- **EXERCISE AIM**:
Set down each line of the material that follows, exactly, with no pictures.

- **SOURCE EXCERPT**:
┄┄┄┄┄┄┄┄┄┄

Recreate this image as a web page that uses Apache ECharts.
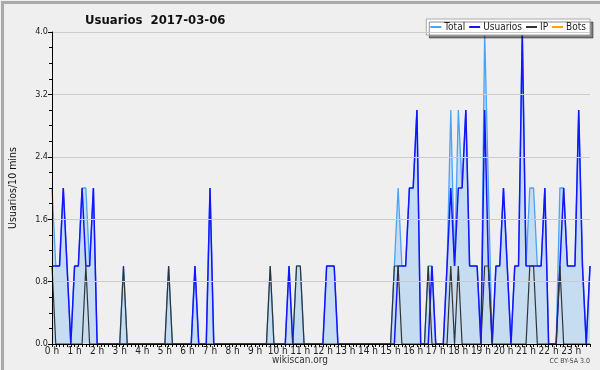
<!DOCTYPE html>
<html>
<head>
<meta charset="utf-8">
<script src="https://cdn.jsdelivr.net/npm/echarts@6/dist/echarts.min.js"></script>
<style>
  html, body { margin: 0; padding: 0; background: #efefef; }
  #main { width: 600px; height: 370px; }
</style>
</head>
<body>
<div id="main"></div>
<script>
// one point per 10 minutes, 12 values per row = 2 hours
var total = [
  2,1,1,2,1,0,1,1,2,2,1,2,
  0,0,0,0,0,0,0,1,0,0,0,0,
  0,0,0,0,0,0,0,1,0,0,0,0,
  0,0,1,0,0,0,2,0,0,0,0,0,
  0,0,0,0,0,0,0,0,0,0,1,0,
  0,0,0,1,0,1,1,0,0,0,0,0,
  0,1,1,1,0,0,0,0,0,0,0,0,
  0,0,0,0,0,0,0,1,2,1,1,2,
  2,3,0,0,1,1,0,0,0,1,3,1,
  3,2,3,1,1,1,0,4,2,0,1,1,
  2,1,0,1,1,4,1,2,2,1,1,2,
  0,0,0,2,2,1,1,1,3,1,0,1
];
var usuarios = [
  1,1,1,2,1,0,1,1,2,1,1,2,
  0,0,0,0,0,0,0,0,0,0,0,0,
  0,0,0,0,0,0,0,0,0,0,0,0,
  0,0,1,0,0,0,2,0,0,0,0,0,
  0,0,0,0,0,0,0,0,0,0,0,0,
  0,0,0,1,0,0,0,0,0,0,0,0,
  0,1,1,1,0,0,0,0,0,0,0,0,
  0,0,0,0,0,0,0,0,1,1,1,2,
  2,3,0,0,0,1,0,0,0,1,2,1,
  2,2,3,1,1,1,0,3,1,0,1,1,
  2,1,0,1,1,4,1,1,1,1,1,2,
  0,0,0,1,2,1,1,1,3,1,0,1
];
var ip = [
  1,0,0,0,0,0,0,0,0,1,0,0,
  0,0,0,0,0,0,0,1,0,0,0,0,
  0,0,0,0,0,0,0,1,0,0,0,0,
  0,0,0,0,0,0,0,0,0,0,0,0,
  0,0,0,0,0,0,0,0,0,0,1,0,
  0,0,0,0,0,1,1,0,0,0,0,0,
  0,0,0,0,0,0,0,0,0,0,0,0,
  0,0,0,0,0,0,0,1,1,0,0,0,
  0,0,0,0,1,0,0,0,0,0,1,0,
  1,0,0,0,0,0,0,1,1,0,0,0,
  0,0,0,0,0,0,0,1,1,0,0,0,
  0,0,0,1,0,0,0,0,0,0,0,0
];
var bots = [
  0,0,0,0,0,0,0,0,0,0,0,0,
  0,0,0,0,0,0,0,0,0,0,0,0,
  0,0,0,0,0,0,0,0,0,0,0,0,
  0,0,0,0,0,0,0,0,0,0,0,0,
  0,0,0,0,0,0,0,0,0,0,0,0,
  0,0,0,0,0,0,0,0,0,0,0,0,
  0,0,0,0,0,0,0,0,0,0,0,0,
  0,0,0,0,0,0,0,0,0,0,0,0,
  0,0,0,0,0,0,0,0,0,0,0,0,
  0,0,0,0,0,0,0,0,0,0,0,0,
  0,0,0,0,0,0,0,0,0,0,0,0,
  0,0,0,0,0,0,0,0,0,0,0,0
];
var hourLabels = ['0 h','1 h','2 h','3 h','4 h','5 h','6 h','7 h','8 h','9 h','10 h','11 h',
  '12 h','13 h','14 h','15 h','16 h','17 h','18 h','19 h','20 h','21 h','22 h','23 h'];
var yTicks = [0, 0.8, 1.6, 2.4, 3.2, 4.0];

var categories = [];
for (var i = 0; i < total.length; i++) {
  categories.push(i % 6 === 0 ? hourLabels[i / 6] : '');
}

var font = "'DejaVu Sans Condensed', 'DejaVu Sans', sans-serif";
var chart = echarts.init(document.getElementById('main'));

var option = {
  animation: false,
  backgroundColor: '#efefef',
  textStyle: { fontFamily: font },
  title: {
    text: 'Usuarios  2017-03-06',
    left: 80, top: 9,
    textStyle: { fontSize: 13, fontWeight: 'bold', color: '#111', fontFamily: font }
  },
  legend: {
    right: 10, top: 19,
    width: 240,
    padding: [3, 4, 3, 4],
    itemGap: 4,
    itemWidth: 11, itemHeight: 2,
    icon: 'rect',
    backgroundColor: '#fff',
    borderColor: '#aaa', borderWidth: 1,
    shadowColor: 'rgba(0,0,0,0.45)', shadowOffsetX: 3, shadowOffsetY: 3, shadowBlur: 0,
    textStyle: { fontSize: 10, color: '#222', fontFamily: font, padding: [0, 0, 0, -2] },
    data: ['Total', 'Usuarios', 'IP', 'Bots']
  },
  grid: { left: 44, right: 10, top: 32, bottom: 26 },
  xAxis: {
    type: 'category',
    data: categories,
    boundaryGap: false,
    z: 10,
    axisLine: { lineStyle: { color: '#000', width: 1 } },
    axisTick: { show: true, interval: 0, length: 3, lineStyle: { color: '#000' } },
    axisLabel: {
      interval: 0, margin: 2, fontSize: 10, color: '#222', fontFamily: font
    },
    splitLine: { show: false }
  },
  yAxis: {
    type: 'value',
    min: yTicks[0], max: yTicks[yTicks.length - 1], interval: 0.8,
    name: 'Usuarios/10 mins',
    nameLocation: 'middle',
    nameGap: 33,
    nameTextStyle: { fontSize: 10.5, color: '#111', fontFamily: font },
    z: 10,
    axisLine: { show: true, lineStyle: { color: '#000', width: 1 } },
    axisTick: { show: true, length: 4, lineStyle: { color: '#000' } },
    minorTick: { show: true, splitNumber: 4, length: 3, lineStyle: { color: '#000' } },
    axisLabel: {
      margin: 4, fontSize: 9, color: '#222', fontFamily: font,
      formatter: function (v) { return v.toFixed(1); }
    },
    splitLine: { show: true, lineStyle: { color: '#cccccc', width: 1 } }
  },
  graphic: [
    { type: 'rect', left: 0, top: 0, z: 100, silent: true,
      shape: { x: 0, y: 0, width: 600, height: 370 },
      style: { fill: 'none', stroke: '#aaaaaa', lineWidth: 3 } },
    { type: 'text', left: 'center', top: 355,
      style: { text: 'wikiscan.org', fontSize: 10, fill: '#333', fontFamily: font } },
    { type: 'text', right: 10, top: 358,
      style: { text: 'CC BY-SA 3.0', fontSize: 7, fill: '#444', fontFamily: font } }
  ],
  series: [
    {
      name: 'Total', type: 'line', data: total, showSymbol: false, symbol: 'none',
      itemStyle: { color: '#4aa3f5' },
      lineStyle: { color: '#4aa3f5', width: 1.3 },
      areaStyle: { color: '#c6dcf0', opacity: 1 },
      z: 2
    },
    {
      name: 'Usuarios', type: 'line', data: usuarios, showSymbol: false, symbol: 'none',
      itemStyle: { color: '#1414ff' },
      lineStyle: { color: '#1414ff', width: 1.5 },
      z: 3
    },
    {
      name: 'IP', type: 'line', data: ip, showSymbol: false, symbol: 'none',
      itemStyle: { color: '#333333' },
      lineStyle: { color: '#333333', width: 1.2 },
      z: 4
    },
    {
      name: 'Bots', type: 'line', data: bots, showSymbol: false, symbol: 'none',
      itemStyle: { color: '#ffa500' },
      lineStyle: { color: '#ffa500', width: 1 },
      z: 1
    }
  ]
};

chart.setOption(option);
</script>
</body>
</html>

┄┄┄┄┄┄┄┄┄┄

- **EXERCISE ANSWER**:
Recreate this image as a web page that uses Apache ECharts.
<!DOCTYPE html>
<html>
<head>
<meta charset="utf-8">
<script src="https://cdn.jsdelivr.net/npm/echarts@6/dist/echarts.min.js"></script>
<style>
  html, body { margin: 0; padding: 0; background: #efefef; }
  #main { width: 600px; height: 370px; }
</style>
</head>
<body>
<div id="main"></div>
<script>
// one point per 10 minutes, 12 values per row = 2 hours
var total = [
  2,1,1,2,1,0,1,1,2,2,1,2,
  0,0,0,0,0,0,0,1,0,0,0,0,
  0,0,0,0,0,0,0,1,0,0,0,0,
  0,0,1,0,0,0,2,0,0,0,0,0,
  0,0,0,0,0,0,0,0,0,0,1,0,
  0,0,0,1,0,1,1,0,0,0,0,0,
  0,1,1,1,0,0,0,0,0,0,0,0,
  0,0,0,0,0,0,0,1,2,1,1,2,
  2,3,0,0,1,1,0,0,0,1,3,1,
  3,2,3,1,1,1,0,4,2,0,1,1,
  2,1,0,1,1,4,1,2,2,1,1,2,
  0,0,0,2,2,1,1,1,3,1,0,1
];
var usuarios = [
  1,1,1,2,1,0,1,1,2,1,1,2,
  0,0,0,0,0,0,0,0,0,0,0,0,
  0,0,0,0,0,0,0,0,0,0,0,0,
  0,0,1,0,0,0,2,0,0,0,0,0,
  0,0,0,0,0,0,0,0,0,0,0,0,
  0,0,0,1,0,0,0,0,0,0,0,0,
  0,1,1,1,0,0,0,0,0,0,0,0,
  0,0,0,0,0,0,0,0,1,1,1,2,
  2,3,0,0,0,1,0,0,0,1,2,1,
  2,2,3,1,1,1,0,3,1,0,1,1,
  2,1,0,1,1,4,1,1,1,1,1,2,
  0,0,0,1,2,1,1,1,3,1,0,1
];
var ip = [
  1,0,0,0,0,0,0,0,0,1,0,0,
  0,0,0,0,0,0,0,1,0,0,0,0,
  0,0,0,0,0,0,0,1,0,0,0,0,
  0,0,0,0,0,0,0,0,0,0,0,0,
  0,0,0,0,0,0,0,0,0,0,1,0,
  0,0,0,0,0,1,1,0,0,0,0,0,
  0,0,0,0,0,0,0,0,0,0,0,0,
  0,0,0,0,0,0,0,1,1,0,0,0,
  0,0,0,0,1,0,0,0,0,0,1,0,
  1,0,0,0,0,0,0,1,1,0,0,0,
  0,0,0,0,0,0,0,1,1,0,0,0,
  0,0,0,1,0,0,0,0,0,0,0,0
];
var bots = [
  0,0,0,0,0,0,0,0,0,0,0,0,
  0,0,0,0,0,0,0,0,0,0,0,0,
  0,0,0,0,0,0,0,0,0,0,0,0,
  0,0,0,0,0,0,0,0,0,0,0,0,
  0,0,0,0,0,0,0,0,0,0,0,0,
  0,0,0,0,0,0,0,0,0,0,0,0,
  0,0,0,0,0,0,0,0,0,0,0,0,
  0,0,0,0,0,0,0,0,0,0,0,0,
  0,0,0,0,0,0,0,0,0,0,0,0,
  0,0,0,0,0,0,0,0,0,0,0,0,
  0,0,0,0,0,0,0,0,0,0,0,0,
  0,0,0,0,0,0,0,0,0,0,0,0
];
var hourLabels = ['0 h','1 h','2 h','3 h','4 h','5 h','6 h','7 h','8 h','9 h','10 h','11 h',
  '12 h','13 h','14 h','15 h','16 h','17 h','18 h','19 h','20 h','21 h','22 h','23 h'];
var yTicks = [0, 0.8, 1.6, 2.4, 3.2, 4.0];

var categories = [];
for (var i = 0; i < total.length; i++) {
  categories.push(i % 6 === 0 ? hourLabels[i / 6] : '');
}

var font = "'DejaVu Sans Condensed', 'DejaVu Sans', sans-serif";
var chart = echarts.init(document.getElementById('main'));

var option = {
  animation: false,
  backgroundColor: '#efefef',
  textStyle: { fontFamily: font },
  title: {
    text: 'Usuarios  2017-03-06',
    left: 80, top: 9,
    textStyle: { fontSize: 13, fontWeight: 'bold', color: '#111', fontFamily: font }
  },
  legend: {
    right: 10, top: 19,
    width: 240,
    padding: [3, 4, 3, 4],
    itemGap: 4,
    itemWidth: 11, itemHeight: 2,
    icon: 'rect',
    backgroundColor: '#fff',
    borderColor: '#aaa', borderWidth: 1,
    shadowColor: 'rgba(0,0,0,0.45)', shadowOffsetX: 3, shadowOffsetY: 3, shadowBlur: 0,
    textStyle: { fontSize: 10, color: '#222', fontFamily: font, padding: [0, 0, 0, -2] },
    data: ['Total', 'Usuarios', 'IP', 'Bots']
  },
  grid: { left: 44, right: 10, top: 32, bottom: 26 },
  xAxis: {
    type: 'category',
    data: categories,
    boundaryGap: false,
    z: 10,
    axisLine: { lineStyle: { color: '#000', width: 1 } },
    axisTick: { show: true, interval: 0, length: 3, lineStyle: { color: '#000' } },
    axisLabel: {
      interval: 0, margin: 2, fontSize: 10, color: '#222', fontFamily: font
    },
    splitLine: { show: false }
  },
  yAxis: {
    type: 'value',
    min: yTicks[0], max: yTicks[yTicks.length - 1], interval: 0.8,
    name: 'Usuarios/10 mins',
    nameLocation: 'middle',
    nameGap: 33,
    nameTextStyle: { fontSize: 10.5, color: '#111', fontFamily: font },
    z: 10,
    axisLine: { show: true, lineStyle: { color: '#000', width: 1 } },
    axisTick: { show: true, length: 4, lineStyle: { color: '#000' } },
    minorTick: { show: true, splitNumber: 4, length: 3, lineStyle: { color: '#000' } },
    axisLabel: {
      margin: 4, fontSize: 9, color: '#222', fontFamily: font,
      formatter: function (v) { return v.toFixed(1); }
    },
    splitLine: { show: true, lineStyle: { color: '#cccccc', width: 1 } }
  },
  graphic: [
    { type: 'rect', left: 0, top: 0, z: 100, silent: true,
      shape: { x: 0, y: 0, width: 600, height: 370 },
      style: { fill: 'none', stroke: '#aaaaaa', lineWidth: 3 } },
    { type: 'text', left: 'center', top: 355,
      style: { text: 'wikiscan.org', fontSize: 10, fill: '#333', fontFamily: font } },
    { type: 'text', right: 10, top: 358,
      style: { text: 'CC BY-SA 3.0', fontSize: 7, fill: '#444', fontFamily: font } }
  ],
  series: [
    {
      name: 'Total', type: 'line', data: total, showSymbol: false, symbol: 'none',
      itemStyle: { color: '#4aa3f5' },
      lineStyle: { color: '#4aa3f5', width: 1.3 },
      areaStyle: { color: '#c6dcf0', opacity: 1 },
      z: 2
    },
    {
      name: 'Usuarios', type: 'line', data: usuarios, showSymbol: false, symbol: 'none',
      itemStyle: { color: '#1414ff' },
      lineStyle: { color: '#1414ff', width: 1.5 },
      z: 3
    },
    {
      name: 'IP', type: 'line', data: ip, showSymbol: false, symbol: 'none',
      itemStyle: { color: '#333333' },
      lineStyle: { color: '#333333', width: 1.2 },
      z: 4
    },
    {
      name: 'Bots', type: 'line', data: bots, showSymbol: false, symbol: 'none',
      itemStyle: { color: '#ffa500' },
      lineStyle: { color: '#ffa500', width: 1 },
      z: 1
    }
  ]
};

chart.setOption(option);
</script>
</body>
</html>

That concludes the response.